#### Data extract ####

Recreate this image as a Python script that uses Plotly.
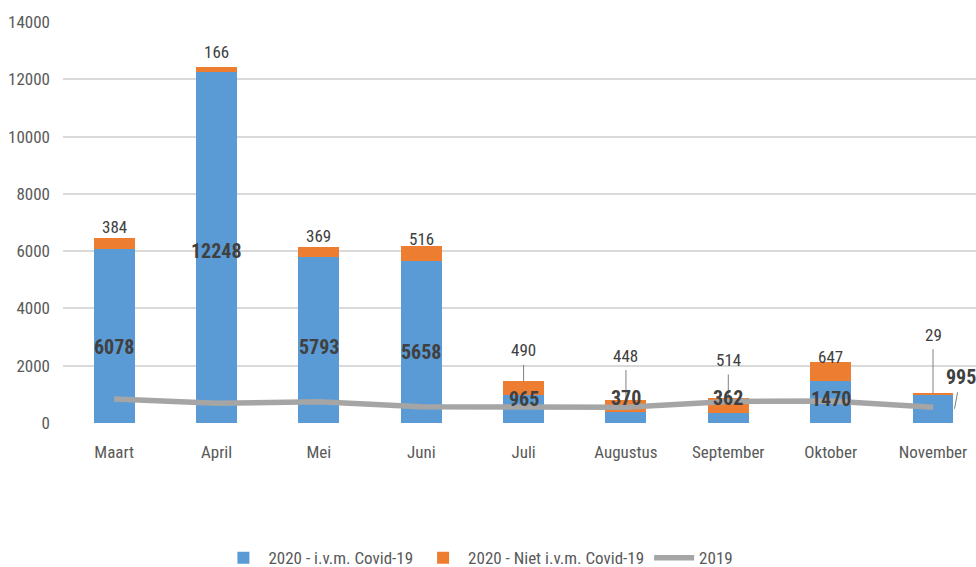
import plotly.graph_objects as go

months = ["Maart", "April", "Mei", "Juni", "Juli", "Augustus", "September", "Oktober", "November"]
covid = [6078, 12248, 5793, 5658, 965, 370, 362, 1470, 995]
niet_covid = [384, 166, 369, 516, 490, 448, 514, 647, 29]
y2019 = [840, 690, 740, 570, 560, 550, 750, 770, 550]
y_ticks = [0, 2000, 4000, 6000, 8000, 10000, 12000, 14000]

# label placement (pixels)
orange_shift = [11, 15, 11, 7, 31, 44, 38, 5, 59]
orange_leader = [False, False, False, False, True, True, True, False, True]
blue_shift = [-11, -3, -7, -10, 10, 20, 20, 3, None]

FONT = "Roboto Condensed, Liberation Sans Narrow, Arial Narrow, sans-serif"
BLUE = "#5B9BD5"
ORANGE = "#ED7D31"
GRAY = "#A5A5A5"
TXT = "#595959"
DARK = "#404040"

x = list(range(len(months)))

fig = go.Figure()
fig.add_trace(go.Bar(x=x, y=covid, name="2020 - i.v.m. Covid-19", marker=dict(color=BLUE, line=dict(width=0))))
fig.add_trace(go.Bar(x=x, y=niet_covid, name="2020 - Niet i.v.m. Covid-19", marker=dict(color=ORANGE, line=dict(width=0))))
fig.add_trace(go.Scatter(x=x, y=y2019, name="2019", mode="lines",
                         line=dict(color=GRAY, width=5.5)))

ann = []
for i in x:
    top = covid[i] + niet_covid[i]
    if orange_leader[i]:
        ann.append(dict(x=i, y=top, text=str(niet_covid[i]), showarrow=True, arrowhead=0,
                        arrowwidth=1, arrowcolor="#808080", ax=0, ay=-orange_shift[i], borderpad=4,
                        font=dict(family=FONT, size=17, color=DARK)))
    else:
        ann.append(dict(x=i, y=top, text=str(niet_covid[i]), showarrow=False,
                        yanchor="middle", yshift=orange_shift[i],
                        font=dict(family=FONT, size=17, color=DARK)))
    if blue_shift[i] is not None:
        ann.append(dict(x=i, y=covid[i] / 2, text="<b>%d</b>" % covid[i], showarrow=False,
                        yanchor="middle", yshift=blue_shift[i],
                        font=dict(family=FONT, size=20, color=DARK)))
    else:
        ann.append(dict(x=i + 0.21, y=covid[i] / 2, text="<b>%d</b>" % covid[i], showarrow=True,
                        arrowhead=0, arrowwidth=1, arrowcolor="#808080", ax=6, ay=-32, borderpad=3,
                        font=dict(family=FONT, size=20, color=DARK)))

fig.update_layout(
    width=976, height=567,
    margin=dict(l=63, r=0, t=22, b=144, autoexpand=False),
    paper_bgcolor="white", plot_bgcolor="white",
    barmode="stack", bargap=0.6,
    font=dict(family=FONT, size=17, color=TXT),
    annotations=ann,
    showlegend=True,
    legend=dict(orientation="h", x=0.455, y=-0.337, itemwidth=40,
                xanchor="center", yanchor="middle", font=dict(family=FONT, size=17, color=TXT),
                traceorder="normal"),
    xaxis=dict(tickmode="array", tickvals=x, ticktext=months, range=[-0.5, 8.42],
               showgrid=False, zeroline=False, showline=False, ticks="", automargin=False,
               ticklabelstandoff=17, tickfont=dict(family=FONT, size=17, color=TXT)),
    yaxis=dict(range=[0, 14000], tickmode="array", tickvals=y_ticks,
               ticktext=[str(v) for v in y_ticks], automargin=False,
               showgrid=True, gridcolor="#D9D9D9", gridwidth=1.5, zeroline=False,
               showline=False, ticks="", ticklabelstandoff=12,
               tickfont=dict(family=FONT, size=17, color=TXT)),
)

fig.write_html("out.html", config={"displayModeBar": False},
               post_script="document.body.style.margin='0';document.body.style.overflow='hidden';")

####

What is being asked: Skipping the pictures, transcribe each line above exactly as it appears.

Result of this exercise:
Recreate this image as a Python script that uses Plotly.
import plotly.graph_objects as go

months = ["Maart", "April", "Mei", "Juni", "Juli", "Augustus", "September", "Oktober", "November"]
covid = [6078, 12248, 5793, 5658, 965, 370, 362, 1470, 995]
niet_covid = [384, 166, 369, 516, 490, 448, 514, 647, 29]
y2019 = [840, 690, 740, 570, 560, 550, 750, 770, 550]
y_ticks = [0, 2000, 4000, 6000, 8000, 10000, 12000, 14000]

# label placement (pixels)
orange_shift = [11, 15, 11, 7, 31, 44, 38, 5, 59]
orange_leader = [False, False, False, False, True, True, True, False, True]
blue_shift = [-11, -3, -7, -10, 10, 20, 20, 3, None]

FONT = "Roboto Condensed, Liberation Sans Narrow, Arial Narrow, sans-serif"
BLUE = "#5B9BD5"
ORANGE = "#ED7D31"
GRAY = "#A5A5A5"
TXT = "#595959"
DARK = "#404040"

x = list(range(len(months)))

fig = go.Figure()
fig.add_trace(go.Bar(x=x, y=covid, name="2020 - i.v.m. Covid-19", marker=dict(color=BLUE, line=dict(width=0))))
fig.add_trace(go.Bar(x=x, y=niet_covid, name="2020 - Niet i.v.m. Covid-19", marker=dict(color=ORANGE, line=dict(width=0))))
fig.add_trace(go.Scatter(x=x, y=y2019, name="2019", mode="lines",
                         line=dict(color=GRAY, width=5.5)))

ann = []
for i in x:
    top = covid[i] + niet_covid[i]
    if orange_leader[i]:
        ann.append(dict(x=i, y=top, text=str(niet_covid[i]), showarrow=True, arrowhead=0,
                        arrowwidth=1, arrowcolor="#808080", ax=0, ay=-orange_shift[i], borderpad=4,
                        font=dict(family=FONT, size=17, color=DARK)))
    else:
        ann.append(dict(x=i, y=top, text=str(niet_covid[i]), showarrow=False,
                        yanchor="middle", yshift=orange_shift[i],
                        font=dict(family=FONT, size=17, color=DARK)))
    if blue_shift[i] is not None:
        ann.append(dict(x=i, y=covid[i] / 2, text="<b>%d</b>" % covid[i], showarrow=False,
                        yanchor="middle", yshift=blue_shift[i],
                        font=dict(family=FONT, size=20, color=DARK)))
    else:
        ann.append(dict(x=i + 0.21, y=covid[i] / 2, text="<b>%d</b>" % covid[i], showarrow=True,
                        arrowhead=0, arrowwidth=1, arrowcolor="#808080", ax=6, ay=-32, borderpad=3,
                        font=dict(family=FONT, size=20, color=DARK)))

fig.update_layout(
    width=976, height=567,
    margin=dict(l=63, r=0, t=22, b=144, autoexpand=False),
    paper_bgcolor="white", plot_bgcolor="white",
    barmode="stack", bargap=0.6,
    font=dict(family=FONT, size=17, color=TXT),
    annotations=ann,
    showlegend=True,
    legend=dict(orientation="h", x=0.455, y=-0.337, itemwidth=40,
                xanchor="center", yanchor="middle", font=dict(family=FONT, size=17, color=TXT),
                traceorder="normal"),
    xaxis=dict(tickmode="array", tickvals=x, ticktext=months, range=[-0.5, 8.42],
               showgrid=False, zeroline=False, showline=False, ticks="", automargin=False,
               ticklabelstandoff=17, tickfont=dict(family=FONT, size=17, color=TXT)),
    yaxis=dict(range=[0, 14000], tickmode="array", tickvals=y_ticks,
               ticktext=[str(v) for v in y_ticks], automargin=False,
               showgrid=True, gridcolor="#D9D9D9", gridwidth=1.5, zeroline=False,
               showline=False, ticks="", ticklabelstandoff=12,
               tickfont=dict(family=FONT, size=17, color=TXT)),
)

fig.write_html("out.html", config={"displayModeBar": False},
               post_script="document.body.style.margin='0';document.body.style.overflow='hidden';")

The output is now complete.